City and County Motor Vehicle Policy
The 1996-1997 San Francisco Civil Grand Jury investigated after-hours use of City and County-owned motor vehicles. The Jury's investigation included questionnaires sent to all departments, meetings with several of department heads, and review of appropriate sections of the Administrative Code. The Grand Jury concludes that the present system for monitoring such after-hours use of vehicles is unsatisfactory and that some unauthorized use occurs. The citizens of the City and County of San Francisco are entitled to have confidence in the fact that the hundreds of motor vehicles purchased or leased with their tax dollars should be used appropriately, and that personal use of such vehicles is not abused. The Grand Jury recommends a more formalized system of reporting and review of such use.

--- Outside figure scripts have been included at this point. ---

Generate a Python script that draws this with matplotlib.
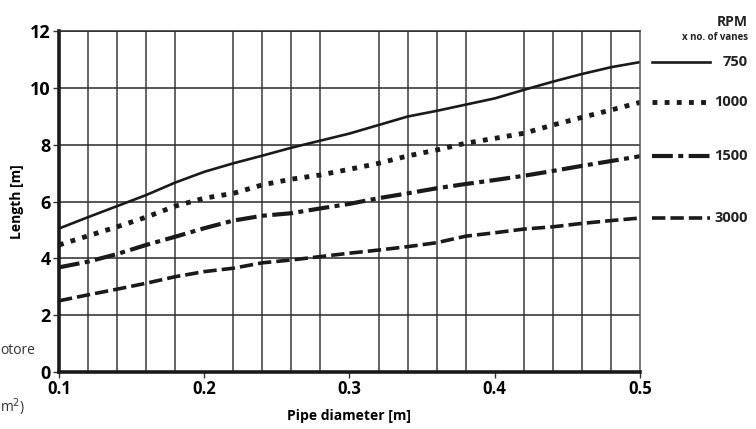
import matplotlib
matplotlib.use('Agg')
import matplotlib.pyplot as plt

# pipe diameter [m]
diameter = [0.10, 0.12, 0.14, 0.16, 0.18, 0.20, 0.22, 0.24, 0.26, 0.28, 0.30,
            0.32, 0.34, 0.36, 0.38, 0.40, 0.42, 0.44, 0.46, 0.48, 0.50]

# length [m] for each RPM x no. of vanes
len_750 = [5.05, 5.45, 5.84, 6.23, 6.67, 7.05, 7.35, 7.62, 7.90, 8.15, 8.40,
           8.70, 9.00, 9.20, 9.42, 9.64, 9.94, 10.23, 10.50, 10.74, 10.92]
len_1000 = [4.47, 4.79, 5.11, 5.45, 5.84, 6.12, 6.29, 6.59, 6.79, 6.94, 7.14,
            7.35, 7.61, 7.82, 8.06, 8.23, 8.41, 8.70, 8.97, 9.23, 9.50]
len_1500 = [3.68, 3.88, 4.15, 4.47, 4.76, 5.06, 5.33, 5.50, 5.59, 5.76, 5.92,
            6.12, 6.29, 6.47, 6.62, 6.76, 6.91, 7.08, 7.26, 7.43, 7.60]
len_3000 = [2.50, 2.71, 2.91, 3.12, 3.35, 3.53, 3.65, 3.84, 3.94, 4.06, 4.18,
            4.29, 4.41, 4.55, 4.78, 4.90, 5.03, 5.11, 5.23, 5.33, 5.42]

rpm_labels = ['750', '1000', '1500', '3000']
x_ticks = [0.1, 0.2, 0.3, 0.4, 0.5]
y_ticks = [0, 2, 4, 6, 8, 10, 12]

plt.rcParams['font.family'] = ['Open Sans', 'DejaVu Sans']


def main():
    fig = plt.figure(figsize=(7.56, 4.29), dpi=100)
    ax = fig.add_axes([0.078, 0.1336, 0.7686, 0.793])

    dark = '#1a1a1a'
    styles = [
        dict(lw=1.9, linestyle='-'),
        dict(lw=3.5, dashes=(1, 1.5)),
        dict(lw=3.0, dashes=(5, 1.3, 1.2, 1.3)),
        dict(lw=2.6, dashes=(3.7, 1.4)),
    ]
    series = [len_750, len_1000, len_1500, len_3000]

    for vals, st in zip(series, styles):
        ax.plot(diameter, vals, color=dark, solid_capstyle='butt', **st)

    ax.set_xlim(0.1, 0.5)
    ax.set_ylim(0, 12)
    ax.set_xticks(x_ticks)
    ax.set_xticklabels([f'{t:.1f}' for t in x_ticks], fontsize=12, fontweight='bold')
    ax.set_yticks(y_ticks)
    ax.set_yticklabels([str(t) for t in y_ticks], fontsize=13, fontweight='bold')
    ax.set_xticks([0.1 + 0.02 * i for i in range(21)], minor=True)
    ax.tick_params(which='minor', length=0)
    ax.tick_params(which='major', length=4, width=1, color='#333333', pad=2)

    ax.grid(which='minor', axis='x', color='#3a3a3a', lw=1.1)
    ax.grid(which='major', axis='y', color='#2a2a2a', lw=1.1)
    ax.set_axisbelow(True)

    for side in ['left', 'bottom']:
        ax.spines[side].set_linewidth(2.6)
        ax.spines[side].set_color(dark)
    ax.spines['top'].set_linewidth(1.1)
    ax.spines['top'].set_color('#2a2a2a')
    ax.spines['right'].set_linewidth(1.1)
    ax.spines['right'].set_color('#555555')

    ax.set_xlabel('Pipe diameter [m]', fontsize=10, fontweight='bold', labelpad=8)
    ax.set_ylabel('Length [m]', fontsize=10, fontweight='bold', labelpad=4)

    # legend drawn beside the line ends
    for vals, st, lab in zip(series, styles, rpm_labels):
        ax.plot([0.508, 0.548], [vals[-1], vals[-1]], color=dark, clip_on=False, **st)
        ax.text(0.5743, vals[-1], lab, ha='right', va='center', fontsize=10.5,
                fontweight='bold', color='#222222', clip_on=False)

    fig.text(748 / 756, 1 - 22 / 429, 'RPM', ha='right', va='center',
             fontsize=10, fontweight='bold', color='#222222')
    fig.text(748 / 756, 1 - 37 / 429, 'x no. of vanes', ha='right', va='center',
             fontsize=7, fontweight='bold', color='#222222')

    # cut-off text at the left edge
    fig.text(0.0, 1 - 350 / 429, 'otore', ha='left', va='center', fontsize=10, color='#333333')
    fig.text(0.0, 1 - 407 / 429, 'm$^2$)', ha='left', va='center', fontsize=10, color='#333333')

    fig.savefig('out.png', dpi=100)


if __name__ == '__main__':
    main()
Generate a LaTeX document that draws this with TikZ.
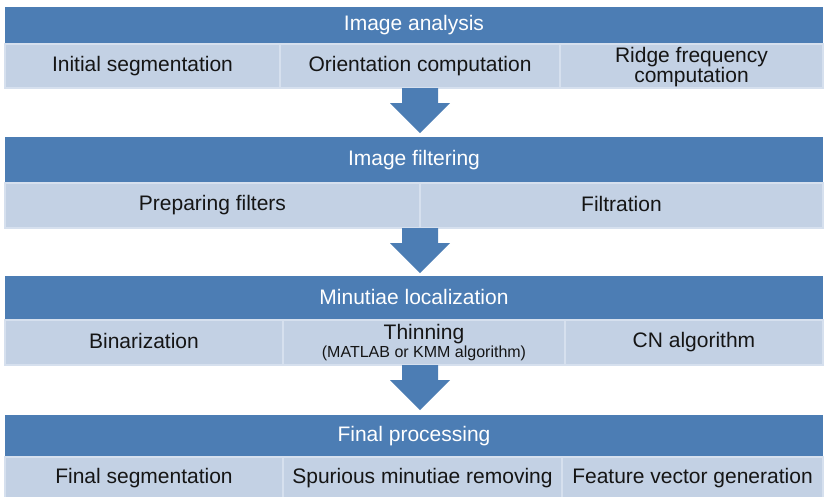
\documentclass[tikz,border=0pt]{standalone}
\usepackage{fontspec}
\setmainfont{Liberation Sans}
\usetikzlibrary{calc}
\definecolor{hdrblue}{HTML}{4C7DB4}
\definecolor{cellblue}{HTML}{C3D1E4}
\definecolor{celledge}{HTML}{D6E0EE}
\definecolor{txt}{HTML}{151515}
\newcommand\smalltxt{\fontsize{16}{18}\selectfont}
\newcommand\mystrut{\rule[-2.5pt]{0pt}{17.5pt}}
\tikzset{
  hdr/.style={rectangle, anchor=north west, fill=hdrblue, inner sep=0pt, outer sep=0pt,
    minimum width=818pt, text=white, font=\fontsize{21}{24}\selectfont},
  cell/.style={rectangle, anchor=north west, fill=cellblue, draw=celledge, line width=1.5pt,
    inner sep=0pt, outer sep=0pt, text=txt, align=center, font=\fontsize{21}{21}\selectfont}
}
\newcommand\blockarrow[2]{%
  \fill[hdrblue] let \p1=(#1), \p2=(#2), \n1={\y2+30pt} in
    (\x1-18pt,\y1) -- (\x1+18pt,\y1) -- (\x1+18pt,\n1) -- (\x1+30pt,\n1) --
    (\x2,\y2) -- (\x1-30pt,\n1) -- (\x1-18pt,\n1) -- cycle;}
\begin{document}
\begin{tikzpicture}[x=1pt,y=-1pt]
\useasboundingbox (0,0) rectangle (825,496);
% stage 1
\node[hdr, minimum height=37pt] (h1) at (5,7) {\mystrut Image analysis};
\node[cell, minimum width=275pt, minimum height=44pt] (c11) at (5,44) {\mystrut Initial segmentation};
\node[cell, minimum width=280pt, minimum height=44pt] (c12) at (280,44) {\mystrut Orientation computation};
\node[cell, minimum width=263pt, minimum height=44pt] (c13) at (560,44) {};
\node[text=txt, align=center, font=\fontsize{21}{21}\selectfont, inner sep=0pt] (c13t) at ($(c13.center)+(0,1.5)$) {Ridge frequency\\[-1pt]computation};
% stage 2
\node[hdr, minimum height=46pt] (h2) at (5,137) {\mystrut Image filtering};
\node[cell, minimum width=415pt, minimum height=45pt] (c21) at (5,183) {\mystrut Preparing filters};
\node[cell, minimum width=403pt, minimum height=45pt] (c22) at (420,183) {\mystrut Filtration};
% stage 3
\node[hdr, minimum height=44pt] (h3) at (5,276) {\mystrut Minutiae localization};
\node[cell, minimum width=278pt, minimum height=45pt] (c31) at (5,320) {\mystrut Binarization};
\node[cell, minimum width=282pt, minimum height=45pt] (c32) at (283,320) {Thinning\\[-3pt]{\smalltxt (MATLAB or KMM algorithm)}};
\node[cell, minimum width=258pt, minimum height=45pt] (c33) at (565,320) {\mystrut CN algorithm};
% stage 4
\node[hdr, minimum height=42pt] (h4) at (5,415) {\mystrut Final processing};
\node[cell, minimum width=278pt, minimum height=42pt] (c41) at (5,457) {\mystrut Final segmentation};
\node[cell, minimum width=279pt, minimum height=42pt] (c42) at (283,457) {\mystrut Spurious minutiae removing};
\node[cell, minimum width=261pt, minimum height=42pt] (c43) at (562,457) {\mystrut Feature vector generation};
% arrows
\coordinate (ax) at (420,0);
\coordinate (a1s) at (c12.south -| ax);
\coordinate (a1e) at ($(h2.north -| ax)+(0,-4)$);
\coordinate (a2s) at (c21.south -| ax);
\coordinate (a2e) at ($(h3.north -| ax)+(0,-3)$);
\coordinate (a3s) at (c32.south -| ax);
\coordinate (a3e) at ($(h4.north -| ax)+(0,-5)$);
\blockarrow{a1s}{a1e}
\blockarrow{a2s}{a2e}
\blockarrow{a3s}{a3e}
\end{tikzpicture}
\end{document}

The City and County of San Francisco owns and operates a great number of motor vehicles of all types. (The Grand Jury investigation dealt only with cars and pick-up trucks.) Historically, employees of various departments have used such vehicles after hours for a variety of reasons. There have been periodic instances of abuse of such use. These have given rise to attempts at reform. The most recent effort, in 1992, an effort led by then-Supervisor Terrence Hallinan, resulted in the passage of Administrative Code Section 4.11, which regulates the use of City-owned vehicles. That section provides, in part, that "vehicles owned, leased, or rented by the City and County and assigned to or under the jurisdiction of any departments of the City and County shall be used only in the discharge of municipal business." (Section 4.11(a)). Such use may occur only with the consent of the head of the department.
There are two exceptions to this rule, set forth in Section 4.11(b). One applies to employees who must be away from their residences on City and County business before or after the normal work day. This exception applies only to employees residing within the City and County or residing and working outside the City and County. The second exception applies to employees who operate emergency vehicles. Employees of the Police Department, Sheriff's Department or Emergencies Services Department may use City vehicles, no matter where they live, if they have prior written permission from their department head. Detailed records of such use must be kept and be open for inspection by the Mayor's Office and the Board of Supervisors.
Department heads and City officers, who are presumed to be "always on duty" are exempt from these regulations.
By law, the use of motor vehicles must be reported as taxable income. Each department is supposed to report to the Controller of the City and County each instance of personal use, for which each employee is then charged $3.00 of taxable income. Such income is reported on the employee's W-2 Form.
The current system of allowing each department to decide, without any oversight review, which employees may take vehicles home with them overnight or on weekends, and on what occasions, is unsatisfactory. The current system lacks any supervisory control. Abuses of the current system are widespread.
There are certain instances where use that would be improper by a literal reading of the Administrative Code nevertheless makes good sense. For instance, some departments lack adequate garage space. Cars owned by these departments would have to be left on the street overnight if not taken home by employees. In such instances, employees are often allowed to take vehicles home at night simply so that they will not stand unattended on the street overnight. While such a practice may be reasonable, it is nonetheless subject to abuse. Oversight of these practices is lacking.
Prior to the commencement of this investigation, certain departments were not adequately reporting employees' use of vehicles to the Controller for tax purposes. This investigation has changed some of those practices, but probably not all. The Controller's office does not investigate each department's method of reporting vehicle use, and therefore has no way of knowing whether such reports are accurate. The entire system appears to operate on the "honor system."
1. A more formalized approach to after-hours use of City and County-owned vehicles needs to be undertaken.
2. On a periodic basis, monthly or quarterly, each department should report to one designated official each instance of after-hour use of all motor vehicles assigned to that department. The person designated to receive and review these reports must have the authority to investigate them for accuracy, and must do so. The Controller's office is best equipped to perform this function.
3. The reports must certify that, for each reportable pay period, each employee who has used a motor vehicle has been appropriately charged with the $3.00 imputed income that will be reported on the employee's W-2 Form.